Nowhere in the Constitution does it say that members of the Supreme Court must be lawyers. But a long line of activist presidents – both Democrats and Republicans – have altered the original intent of the Framers so that a degree from an Eastern elitist law school is now almost a constitutional necessity. If Elena Kagan (Harvard Law ’86) is confirmed for the Court, all nine justices would have received their legal training at Harvard or Yale.

This is one of those moments when you sense that American democracy is more of a rigged game than they taught you back in high school civics classes. Few object to a meritocracy in which people, regardless of family backgrounds, are judged by what they have accomplished in life. But should that binding decision have been made by the admissions committees at two law schools when the applicants were still in their early 20s? Imagine a guidance counselor shouting, “Future Supreme Court justices over here. Everyone else, best of luck with your legal careers – if you don’t aim too high.”

Once the criterion was Harvard, Yale or bust, it was almost inevitable that Elena Kagan, the former dean of guess-what-law-school, would have been tapped for the Supreme Court. This is not an exaggeration. Let’s do the math together.
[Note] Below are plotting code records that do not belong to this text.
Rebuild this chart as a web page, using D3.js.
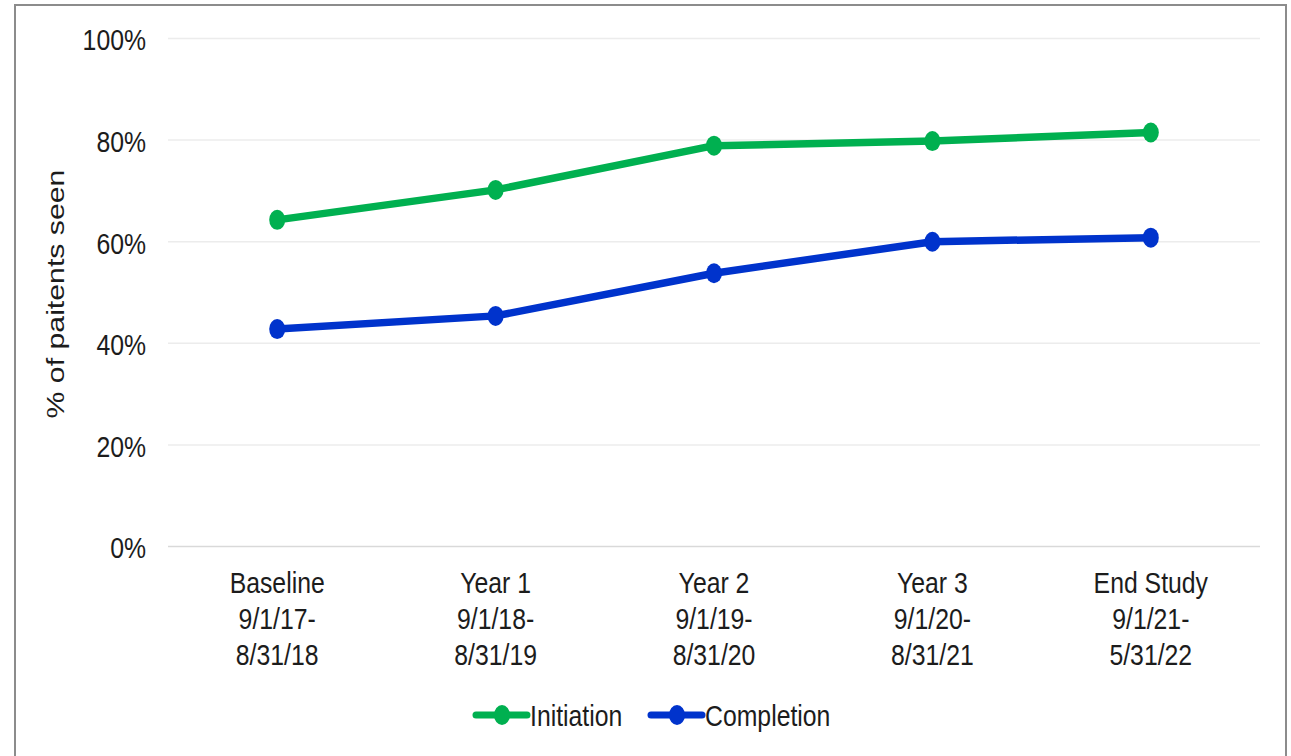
<!DOCTYPE html>
<html>
<head>
<meta charset="utf-8">
<script src="https://cdn.jsdelivr.net/npm/d3@7"></script>
<style>
  html, body { margin: 0; padding: 0; background: #fff; }
  svg { display: block; font-family: "Liberation Sans", Arial, sans-serif; }
</style>
</head>
<body>
<svg id="chart" width="1291" height="756"></svg>
<script>
// Periods on the x axis (each label is drawn on three lines)
const categories = ["Baseline", "Year 1", "Year 2", "Year 3", "End Study"];
const categoryLines = [
  ["Baseline", "9/1/17-", "8/31/18"],
  ["Year 1", "9/1/18-", "8/31/19"],
  ["Year 2", "9/1/19-", "8/31/20"],
  ["Year 3", "9/1/20-", "8/31/21"],
  ["End Study", "9/1/21-", "5/31/22"]
];

// Share of patients seen per period
const initiation = [0.642, 0.701, 0.788, 0.797, 0.814];
const completion = [0.427, 0.453, 0.537, 0.599, 0.607];

const seriesNames = ["Initiation", "Completion"];
const seriesColors = ["#00b050", "#0033cc"];

const yTicks = [0, 0.2, 0.4, 0.6, 0.8, 1.0];
const yTitle = "% of paitents seen";

const svg = d3.select("#chart");
const W = 1291, H = 756;
const plot = { left: 168, right: 1260, top: 38, bottom: 546 };
const SY = 1.22;          // vertical stretch applied to text and markers
const FS = 24.8;          // font size
const textColor = "#1c1c1c";

// outer frame
svg.append("rect")
  .attr("x", 15).attr("y", 5)
  .attr("width", 1271).attr("height", H + 10)
  .attr("fill", "#fff")
  .attr("stroke", "#8c8c8c").attr("stroke-width", 2);

const x = d3.scalePoint().domain(categories).range([plot.left, plot.right]).padding(0.5);
const y = d3.scaleLinear().domain([0, 1]).range([plot.bottom, plot.top]);

// y axis with gridlines
const yAxis = svg.append("g")
  .attr("transform", `translate(${plot.left},0)`)
  .call(d3.axisLeft(y)
    .tickValues(yTicks)
    .tickFormat(d3.format(".0%"))
    .tickSize(-(plot.right - plot.left))
    .tickPadding(22));
yAxis.select(".domain").remove();
yAxis.selectAll(".tick line")
  .attr("stroke", d => d === 0 ? "#d9d9d9" : "#ececec")
  .attr("stroke-width", 1.5);
yAxis.selectAll(".tick text")
  .attr("font-size", FS)
  .attr("fill", textColor)
  .attr("dy", "0.39em")
  .attr("transform", `scale(1,${SY})`);

// y axis title
svg.append("text")
  .attr("transform", `translate(64,294) scale(1,${SY}) rotate(-90)`)
  .attr("text-anchor", "middle")
  .attr("font-size", FS)
  .attr("fill", textColor)
  .text(yTitle);

// x category labels
const lineBaselines = [593, 629, 665];
const xLabels = svg.append("g");
categoryLines.forEach((lines, i) => {
  lines.forEach((t, j) => {
    xLabels.append("text")
      .attr("transform", `translate(${x(categories[i])},${lineBaselines[j]}) scale(1,${SY})`)
      .attr("text-anchor", "middle")
      .attr("font-size", FS)
      .attr("fill", textColor)
      .text(t);
  });
});

// series lines and markers
const series = [initiation, completion];
const line = d3.line()
  .x((d, i) => x(categories[i]))
  .y(d => y(d));

series.forEach((vals, s) => {
  svg.append("path")
    .datum(vals)
    .attr("d", line)
    .attr("fill", "none")
    .attr("stroke", seriesColors[s])
    .attr("stroke-width", 7.5)
    .attr("stroke-linejoin", "round");
  svg.append("g").selectAll("ellipse")
    .data(vals)
    .join("ellipse")
    .attr("cx", (d, i) => x(categories[i]))
    .attr("cy", d => y(d))
    .attr("rx", 8)
    .attr("ry", 10)
    .attr("fill", seriesColors[s]);
});

// legend
const legendY = 715;
const legendItems = [
  { x0: 476, name: seriesNames[0], color: seriesColors[0] },
  { x0: 651, name: seriesNames[1], color: seriesColors[1] }
];
legendItems.forEach(it => {
  const g = svg.append("g");
  g.append("line")
    .attr("x1", it.x0).attr("x2", it.x0 + 51)
    .attr("y1", legendY).attr("y2", legendY)
    .attr("stroke", it.color).attr("stroke-width", 7)
    .attr("stroke-linecap", "round");
  g.append("ellipse")
    .attr("cx", it.x0 + 26).attr("cy", legendY)
    .attr("rx", 8).attr("ry", 10)
    .attr("fill", it.color);
  g.append("text")
    .attr("transform", `translate(${it.x0 + 54},${legendY + 11}) scale(1,${SY})`)
    .attr("font-size", FS)
    .attr("fill", textColor)
    .text(it.name);
});
</script>
</body>
</html>
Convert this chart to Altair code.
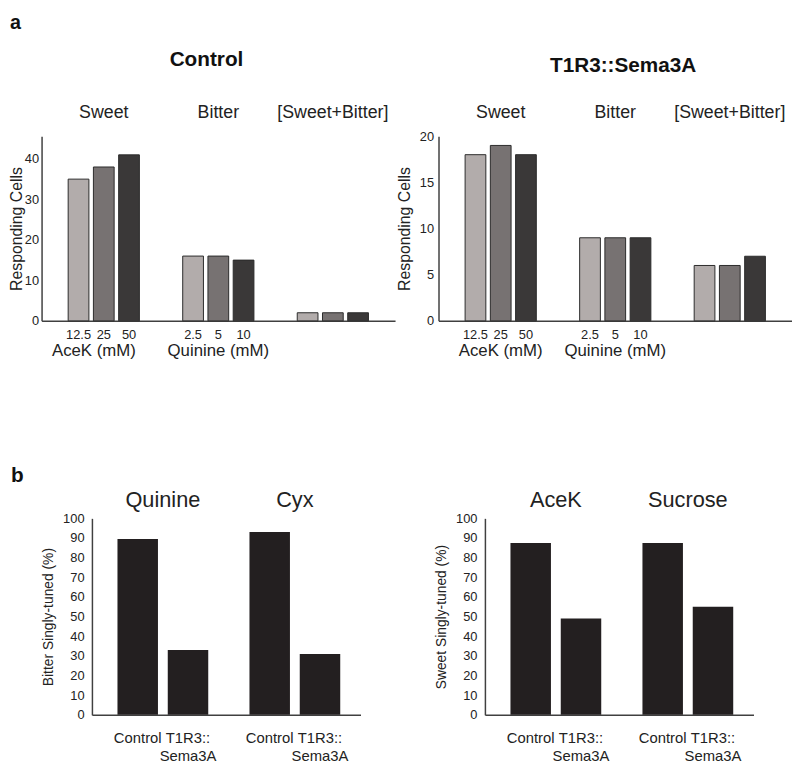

Kagan is clearly qualified for the job. Nonetheless it’s amusing to see wingnuts and Villagers carrying on about Kagan being unqualified, since the qualifications she’s gathered are the very ones that have have been so clearly demanded for the job.

The question of diversity is always an interesting one. Back in the beginning of the Republic it was all about region, then came religion, then race, ethnicity and gender. And it was common to choose people outside the legal profession until recently. “Diversity” has shifting definition that changes with the nation, which is kind of ironic considering all the legal sturm and drang about whether or not the constitution is a living document: it’s quite clear that the Court itself is a (slowly) evolving institution.

I’m guessing this will be the last Ivy league choice for a while.